## WRITTEN TASK
Repeat everything from the first line of the listing below through the line that contains "rose_ticks = [0, 3, 6, 9, 12]", exactly. Leave out pictures.
========================================
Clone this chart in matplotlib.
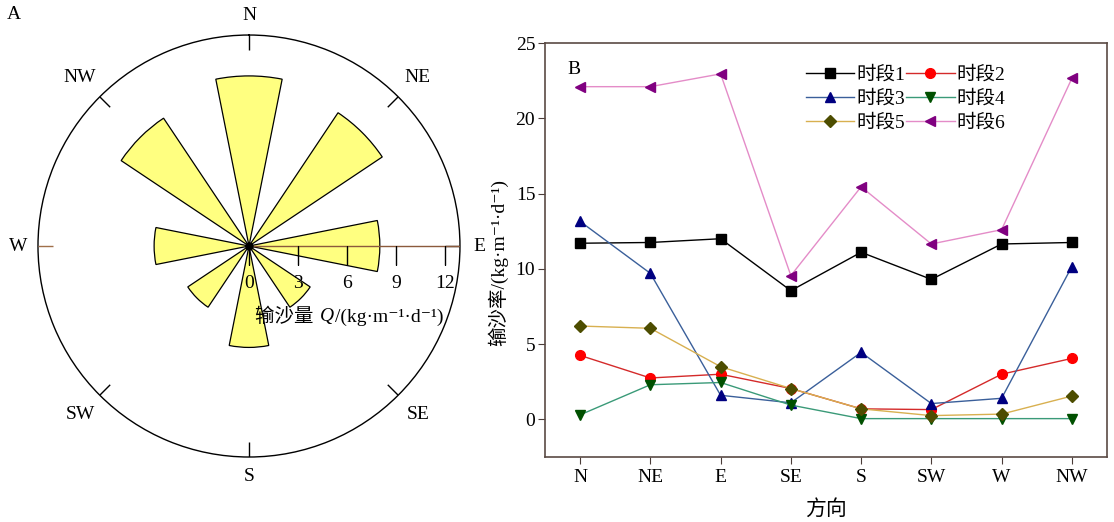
import matplotlib
matplotlib.use("Agg")
import matplotlib.pyplot as plt
import numpy as np

plt.rcParams['font.family'] = ['Liberation Serif', 'Noto Sans CJK SC', 'DejaVu Serif']

# rose (panel A)
rose_dirs = ['N', 'NE', 'E', 'SE', 'S', 'SW', 'W', 'NW']
rose_q = [10.4, 9.8, 8.0, 4.5, 6.2, 4.5, 5.8, 9.4]
rose_ticks = [0, 3, 6, 9, 12]

# lines (panel B)
cats = ['N', 'NE', 'E', 'SE', 'S', 'SW', 'W', 'NW']
p1 = [11.7, 11.75, 12.0, 8.55, 11.1, 9.3, 11.65, 11.75]
p2 = [4.25, 2.75, 3.0, 2.05, 0.7, 0.65, 3.0, 4.05]
p3 = [13.15, 9.7, 1.6, 1.1, 4.45, 1.05, 1.4, 10.15]
p4 = [0.3, 2.3, 2.45, 0.95, 0.05, 0.05, 0.05, 0.05]
p5 = [6.2, 6.05, 3.5, 2.05, 0.7, 0.25, 0.35, 1.55]
p6 = [22.1, 22.1, 22.95, 9.55, 15.45, 11.65, 12.6, 22.65]
labels = ['时段1', '时段2', '时段3', '时段4', '时段5', '时段6']

fig = plt.figure(figsize=(11.14, 5.22), dpi=100)

# ---------- A: rose ----------
rmax = 12.9
ax = fig.add_axes([0.0341, 0.1245, 0.3788, 0.8084], projection='polar')
ax.set_theta_zero_location('N')
ax.set_theta_direction(-1)
th = np.deg2rad(np.arange(8) * 45)
ax.bar(th, rose_q, width=np.deg2rad(22.5), color='#ffff80',
       edgecolor='black', linewidth=0.9, zorder=2)
ax.set_ylim(0, rmax)
ax.grid(False)
ax.set_yticks([])
ax.set_xticks([])
ax.spines['polar'].set_linewidth(1.0)

for i, t in enumerate(th):
    c = '#a0704a' if rose_dirs[i] == 'W' else 'black'
    ax.plot([t, t], [rmax - 0.9, rmax - 0.02], color=c, lw=1.0, zorder=3,
            solid_capstyle='butt')
    r = 14.1 if i % 2 == 0 else 14.6
    ax.text(t, r, rose_dirs[i], ha='center', va='center', fontsize=14,
            clip_on=False)

# radial scale along E
tE = np.deg2rad(90)
ax.plot([tE, tE], [0, rmax], color='#8b5a3c', lw=1.0, zorder=3)
for v in rose_ticks:
    ax.plot(tE, v, marker=3, markersize=14, color='black', mew=1.0, zorder=4)
    ax.annotate(str(v), (tE, v), xytext=(0, -27), textcoords='offset points',
                ha='center', va='center', fontsize=14)
ax.plot(0, 0, 'o', color='black', markersize=5, zorder=5)
ax.annotate('输沙量 ', (tE, 4.75), xytext=(-6, -51), textcoords='offset points',
            ha='right', va='center', fontsize=14)
ax.annotate('Q', (tE, 4.75), xytext=(0, -51), textcoords='offset points',
            ha='center', va='center', fontsize=14, style='italic')
ax.annotate('/(kg·m⁻¹·d⁻¹)', (tE, 4.75), xytext=(6, -51), textcoords='offset points',
            ha='left', va='center', fontsize=14)

fig.text(0.006, 0.973, 'A', fontsize=14, ha='left', va='center')

# ---------- B: lines ----------
bx = fig.add_axes([0.4892, 0.1245, 0.5045, 0.7931])
x = np.arange(len(cats))
styles = [
    (p1, 'black', 'black', 's'),
    (p2, '#d42a2a', '#ff0000', 'o'),
    (p3, '#3a5f9a', '#000080', '^'),
    (p4, '#3a9a78', '#005000', 'v'),
    (p5, '#d8b050', '#4d4d00', 'D'),
    (p6, '#e48cc8', '#800080', '<'),
]
lines = []
for (vals, lc, mc, mk), lab in zip(styles, labels):
    ms = 6 if mk == 'D' else 7
    ln, = bx.plot(x, vals, color=lc, lw=1.0, marker=mk, markersize=ms,
                  markerfacecolor=mc, markeredgecolor=mc, label=lab)
    lines.append(ln)

bx.set_xlim(-0.5, 7.5)
bx.set_ylim(-2.5, 25)
bx.set_xticks(x)
bx.set_xticklabels(cats)
bx.set_yticks([0, 5, 10, 15, 20, 25])
bx.tick_params(labelsize=14, direction='out', length=5, color='#4a3c38')
bx.tick_params(axis='y', pad=2)
for s in bx.spines.values():
    s.set_color('#5a4a44')
    s.set_linewidth(1.2)
bx.set_ylabel('输沙率/(kg·m⁻¹·d⁻¹)', fontsize=14)
bx.yaxis.set_label_coords(-0.066, 0.47)
bx.set_xlabel('方向', fontsize=15, labelpad=10)
bx.text(0.04, 0.935, 'B', transform=bx.transAxes, fontsize=14,
        ha='left', va='center')
# row-wise order: 1 2 / 3 4 / 5 6
order = [0, 2, 4, 1, 3, 5]
bx.legend([lines[i] for i in order], [labels[i] for i in order],
          ncol=2, frameon=False, loc='upper left', bbox_to_anchor=(0.45, 0.962),
          fontsize=14, handlelength=2.5, handletextpad=0.1, columnspacing=0.05,
          labelspacing=0.32, borderaxespad=0)

fig.savefig('out.png', dpi=100)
========================================
## WRITTEN RESPONSE
Clone this chart in matplotlib.
import matplotlib
matplotlib.use("Agg")
import matplotlib.pyplot as plt
import numpy as np

plt.rcParams['font.family'] = ['Liberation Serif', 'Noto Sans CJK SC', 'DejaVu Serif']

# rose (panel A)
rose_dirs = ['N', 'NE', 'E', 'SE', 'S', 'SW', 'W', 'NW']
rose_q = [10.4, 9.8, 8.0, 4.5, 6.2, 4.5, 5.8, 9.4]
rose_ticks = [0, 3, 6, 9, 12]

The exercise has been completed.